跨考的生活枯燥乏味,专业知识总欠费。时间悄然流淌,飞逝如指尖沙。专业课已经结课,期末虽然还没到,可结课大作业却要人命。
身边同学,不备考的,都在陆陆续续做简历、找实习,比如她的两个舍友,徐梦瑶和倪于绮,她们俩都打算直接就业,徐梦瑶最为神速,早在一个月前就找好实习了。
除此之外,还得管考研,每天学个七八小时,面对音乐史与和声曲式,却大脑空空,看着那真题,朱时宜根本写不出几句话。
人最忌讳与人对比。同龄人已经在大厂工作、有钱拿、还有职业规划,而自己还在花着家里的钱、学习也学得差,在这样的对比下,朱时宜又焦虑了。
然而,经过重重关卡,朱时宜早已明了,焦虑解决不了什么事情,还是做好当下的事情最重要。想到这,她又一次找郁凡请教曲式题,郁凡很仗义,没几分钟就发来长段语音。
许是学院派和实践派的知识有壁,朱时宜有点晕乎,她委婉地和郁凡表示不懂。
郁凡听完说:【你可以找万重山问问啊,他港区学过一年音乐制作,这课本知识应该比我讲得好。】
朱时宜有些好奇:【港区读书不是很贵吗,山哥负担得起?】
郁凡:【我没具体了解过,只是之前看他朋友圈,他有自己兼职的。】
这对音乐绝对是真爱,边读书边打工挣学费,朱时宜更佩服万重山了。
她回复郁凡,表示明白,却没给万重山发信息。她想着,几个月没联系人家,当初也只是萍水相逢点头之交,还是自己再研究研究吧,实在不行,再去找万重山。
看了许久曲式,肩颈发硬发酸,朱时宜扭扭脖子,手不禁按揉着腰,才猛地意识到自己身上哪哪都不舒服,颈椎、腰间、屁股,哪哪都使不上劲。
其实这种症状也不是第一天才发现了,早几周就有些不舒服,她想着不是什么大事,坐了个把月图书馆,久坐嘛,身上疼很正常,忍忍就过去了。
只是今天这疼还蛮厉害,腰上像闪了一下,眼前也昏昏乎乎,怎么调整姿势都不得劲,书也看不进去,这疼,实在是影响学习效率了。
朱时宜给潘岳发微信:【我腰好痛。
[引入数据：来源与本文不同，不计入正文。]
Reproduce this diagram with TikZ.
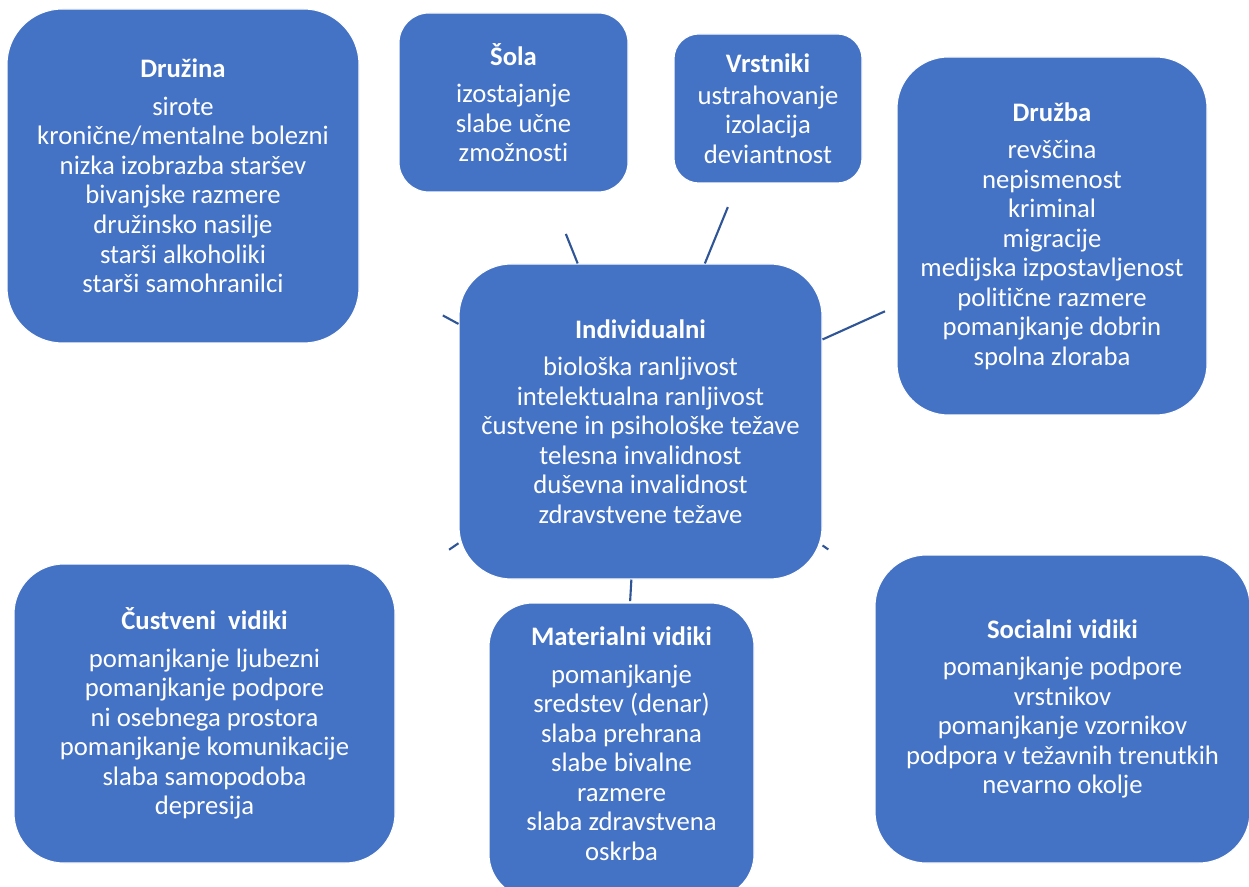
\documentclass[tikz,border=0pt]{standalone}
\usepackage{fontspec}
\setmainfont[Ligatures=NoCommon]{Carlito}
\usetikzlibrary{calc}
\definecolor{boxblue}{HTML}{4472C4}
\definecolor{spokeblue}{HTML}{2F5597}
\tikzset{
  box/.style={
    draw=white,
    line width=0.6pt,
    fill=boxblue,
    text=white,
    align=center,
    inner sep=0pt,
    font=\fontsize{15.2}{16.8}\selectfont
  },
  spoke/.style={draw=spokeblue, line width=1.2pt}
}
\newcommand{\boxhead}[1]{\textbf{#1}\\[4.5pt]}

\begin{document}
\begin{tikzpicture}
  \path[use as bounding box, fill=white] (0,0) rectangle (24.98,17.72);
  \node[box, minimum width=7.04cm, minimum height=6.68cm, rounded corners=1.11cm] (druzina) at (3.66,14.2)
    {\boxhead{Družina}sirote\\kronične/mentalne bolezni\\nizka izobrazba staršev\\bivanjske razmere\\družinsko nasilje\\starši alkoholiki\\starši samohranilci};
  \node[box, minimum width=4.58cm, minimum height=3.58cm, rounded corners=0.6cm] (sola) at (10.27,15.67)
    {\boxhead{Šola}izostajanje\\slabe učne\\zmožnosti};
  \node[box, minimum width=3.76cm, minimum height=2.98cm, rounded corners=0.5cm] (vrstniki) at (15.36,15.55)
    {\textbf{Vrstniki}\\[1.5pt]ustrahovanje\\izolacija\\deviantnost};
  \node[box, minimum width=6.2cm, minimum height=7.16cm, rounded corners=1.03cm] (druzba) at (21.04,13.0)
    {\boxhead{Družba}revščina\\nepismenost\\kriminal\\migracije\\medijska izpostavljenost\\politične razmere\\pomanjkanje dobrin\\spolna zloraba};
  \node[box, minimum width=7.26cm, minimum height=6.3cm, rounded corners=1.05cm] (ind) at (12.81,9.29)
    {\boxhead{Individualni}biološka ranljivost\\intelektualna ranljivost\\čustvene in psihološke težave\\telesna invalidnost\\duševna invalidnost\\zdravstvene težave};
  \node[box, minimum width=7.62cm, minimum height=5.98cm, rounded corners=1.0cm] (custveni) at (4.09,3.45)
    {\boxhead{Čustveni\ \ vidiki}pomanjkanje ljubezni\\pomanjkanje podpore\\ni osebnega prostora\\pomanjkanje komunikacije\\slaba samopodoba\\depresija};
  \node[box, minimum width=5.3cm, minimum height=5.9cm, rounded corners=0.88cm] (materialni) at (12.43,2.71)
    {\boxhead{Materialni vidiki}pomanjkanje\\sredstev (denar)\\slaba prehrana\\slabe bivalne\\razmere\\slaba zdravstvena\\oskrba\\[-9pt]};
  \node[box, minimum width=7.5cm, minimum height=6.16cm, rounded corners=1.03cm] (socialni) at (21.25,3.54)
    {\boxhead{Socialni vidiki}pomanjkanje podpore\\vrstnikov\\pomanjkanje vzornikov\\podpora v težavnih trenutkih\\nevarno okolje};
  \draw[spoke] (ind) -- ($(ind)!0.432!(druzina)$);
  \draw[spoke] (ind) -- ($(ind)!0.588!(sola)$);
  \draw[spoke] (ind) -- ($(ind)!0.685!(vrstniki)$);
  \draw[spoke] (ind) -- ($(ind)!0.594!(druzba)$);
  \draw[spoke] (ind) -- ($(ind)!0.439!(custveni)$);
  \draw[spoke] (ind) -- ($(ind)!0.546!(materialni)$);
  \draw[spoke] (ind) -- ($(ind)!0.445!(socialni)$);
\end{tikzpicture}
\end{document}
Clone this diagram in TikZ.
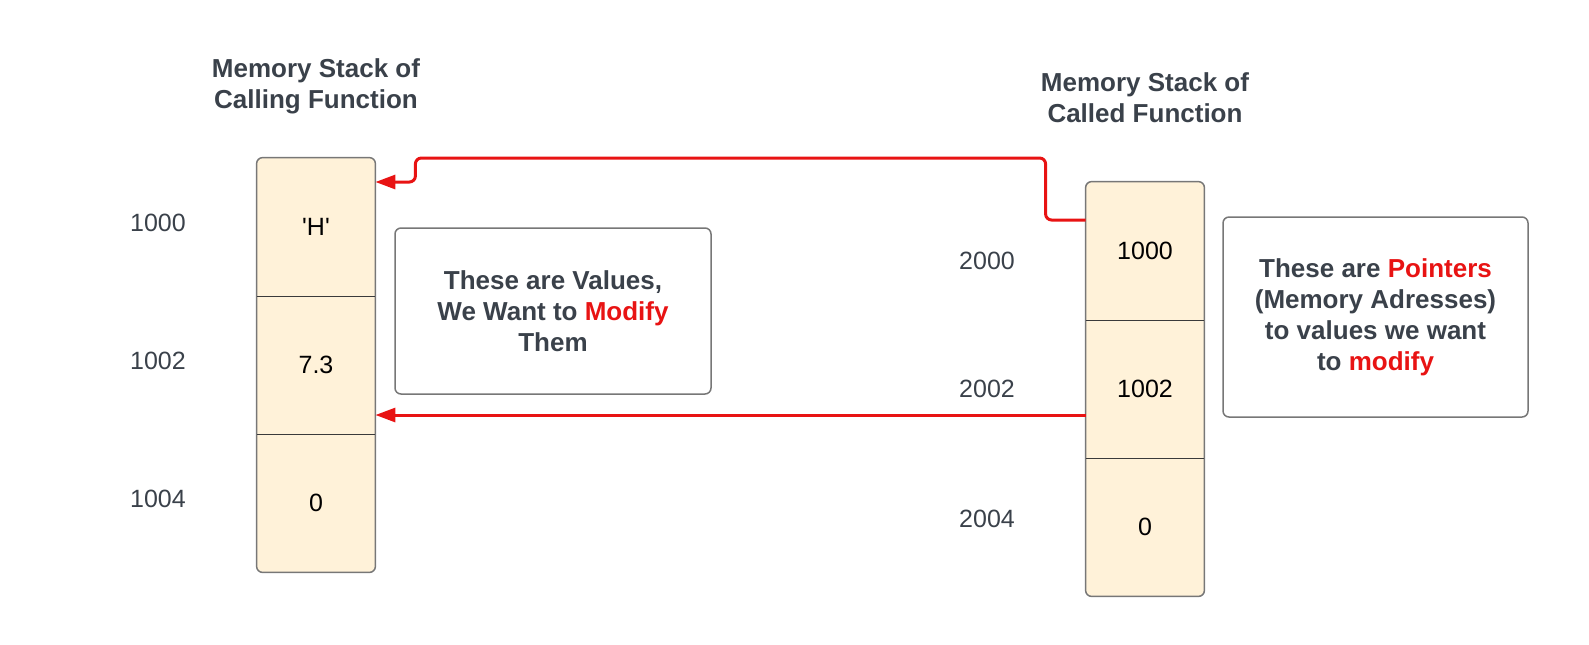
\documentclass[tikz,border=0pt]{standalone}
\usepackage{fontspec}
\setmainfont{Liberation Sans}
\usetikzlibrary{positioning,arrows.meta,backgrounds}
\definecolor{cellfill}{HTML}{FFF2D9}
\definecolor{inktext}{HTML}{3A414A}
\definecolor{ptrred}{HTML}{E81313}
\definecolor{framegray}{HTML}{777777}
\definecolor{divgray}{HTML}{3A3A3A}
\newcommand\diagfont{\fontsize{12.5}{15.5}\selectfont}
\newcommand\boldfont{\fontsize{13}{15.5}\selectfont\bfseries}
\newcommand\hot[1]{\textcolor{ptrred}{#1}}

\begin{document}
\begin{tikzpicture}[x=0.5pt,y=-0.5pt,node distance=69pt,on grid,
    cell/.style={rectangle,minimum width=59pt,minimum height=69pt,inner sep=0pt,font=\diagfont},
    addr/.style={text=inktext,font=\diagfont},
    stacktitle/.style={text=inktext,font=\boldfont,align=center},
    note/.style={draw=framegray,rounded corners=3pt,line width=0.75pt,text=inktext,
      font=\boldfont,align=center,inner sep=0pt},
    frame/.style={draw=framegray,fill=cellfill,line width=0.75pt,rounded corners=3pt},
    divider/.style={draw=divgray,line width=0.6pt},
    ptr/.style={draw=ptrred,line width=1.5pt,rounded corners=3pt,
      -{Triangle[length=10pt,width=7pt]}}]
    % calling function
    \node[stacktitle] (t_call) at (316,86) {Memory Stack of\\Calling Function};
    \node[cell] (l_0) at (316,227) {\textquotesingle H\textquotesingle};
    \node[cell] (l_1) [below=of l_0] {7.3};
    \node[cell] (l_2) [below=of l_1] {0};
    \node[addr] (a_0) [left=79pt of l_0,yshift=2pt] {1000};
    \node[addr] (a_1) [left=79pt of l_1,yshift=2pt] {1002};
    \node[addr] (a_2) [left=79pt of l_2,yshift=2pt] {1004};
    % called function
    \node[stacktitle] (t_called) at (1145,98) {Memory Stack of\\Called Function};
    \node[cell] (r_0) at (1145,251) {1000};
    \node[cell] (r_1) [below=of r_0] {1002};
    \node[cell] (r_2) [below=of r_1] {0};
    \node[addr] (b_0) [left=79pt of r_0,yshift=-5pt] {2000};
    \node[addr] (b_1) [left=79pt of r_1] {2002};
    \node[addr] (b_2) [left=79pt of r_2,yshift=4pt] {2004};
    \begin{scope}[on background layer]
      \draw[frame] (l_0.north west) rectangle (l_2.south east);
      \draw[frame] (r_0.north west) rectangle (r_2.south east);
    \end{scope}
    \draw[divider] (l_0.south west) -- (l_0.south east);
    \draw[divider] (l_1.south west) -- (l_1.south east);
    \draw[divider] (r_0.south west) -- (r_0.south east);
    \draw[divider] (r_1.south west) -- (r_1.south east);
    % notes
    \node[note,minimum width=158pt,minimum height=83pt] (n_val) at (553,311)
      {These are Values,\\We Want to \hot{Modify}\\Them};
    \node[note,minimum width=152.5pt,minimum height=100pt] (n_ptr) at (1375.5,317)
      {These are \hot{Pointers}\\(Memory Adresses)\\to values we want\\to \hot{modify}};
    % pointers
    \draw[ptr] ([yshift=15.5pt]r_0.west) -- ++(-40,0) -- ++(0,-62)
      -| ([xshift=20pt,yshift=22.5pt]l_0.east) -- ([yshift=22.5pt]l_0.east);
    \draw[ptr] ([yshift=-13pt]r_1.west) -- ([yshift=-13pt]r_1.west -| l_1.east);
    \pgfresetboundingbox
    \path[use as bounding box] (0,0) rectangle (1589,644);
\end{tikzpicture}
\end{document}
】
潘岳却没回。
今天是周五,潘岳还在公司,忙很正常,朱时宜没有着急,一般这种时候,过十几分钟,他就会回了。
可这次等了两三个小时,潘岳才回她的信息:【身份证号发我。】
虽然知道潘岳肯定是在忙,但朱时宜心里还是不太舒服,她只扣了个孤孤单单的问号过去。
潘岳:【挂号,周末去医院。】
朱时宜吓一跳:【不至于吧,坐久了疼很正常,买点药膏贴两下算了。】
潘岳又没回了。
朱时宜心里不太舒服。
又过了十来分钟。
手机亮了下。
朱时宜止不住高兴,下意识打开手机。